James -- Amoral and oomphy! It's got some real shock value, no? Which of the Chandler's is your fave? I'd love to have the chance to read 'em all in a row, so I could make a sensible comparison. I guess for the moment I'd vote for "Long Goodbye," but maybe that's just because it's the one I read most recently.

FvB -- Geezerbrain: I can't remember though I re-read the essay only a few years ago. The thing that always surprise me about people who want to put crime fiction (or any of the genres) into a little ghetto and then return to talking about "literature" as though "literature" was something entirely different is ... Hmm, well to start again.
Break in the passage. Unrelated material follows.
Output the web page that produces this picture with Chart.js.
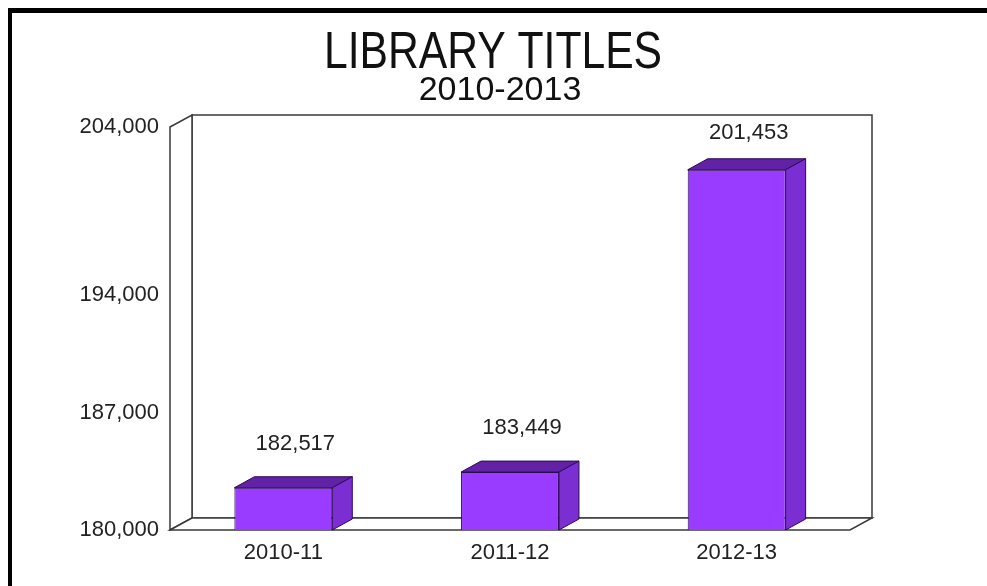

I take "literature" to be a kind of meta-thing -- all pieces of fiction are candidates. Why the hell not? And who can predict what future audiences and critics are going to say? What surprises me about so many "literary" people is how exclusive they are about what's "literature" and what's not. Candidates for the canon (and I think they think in these terms) must necessarily come only from the "literary writing" part of the fiction world. This strikes me as wrong in so many ways I can't begin to enumerate them ... But imagine disqualifying "Tom Jones" because it's just a picaresque romp, or "Beowulf" because it's kind of an adventure story, or "The Charterhouse of Parma" because it's a parody of a swashbuckler (a double sin -- parody and swashbuckler!) ... It's so wrong that I find myself wondering why they'd try to make such a case. And then I feel bad because I'm starting to discuss motives, and I try to keep that to a minimum.

Posted by: Michael Blowhard on February 3, 2005 12:45 PM



"Chandler wrote that [the Maltese Falcon] 'may or may not be a work of genius, but an art which is capable of it is not "by hypothesis" incapable of anything.'"3

"3 Raymond Chandler, "The Simple Art of Murder," Atlantic Monthly, December, 1944, 58."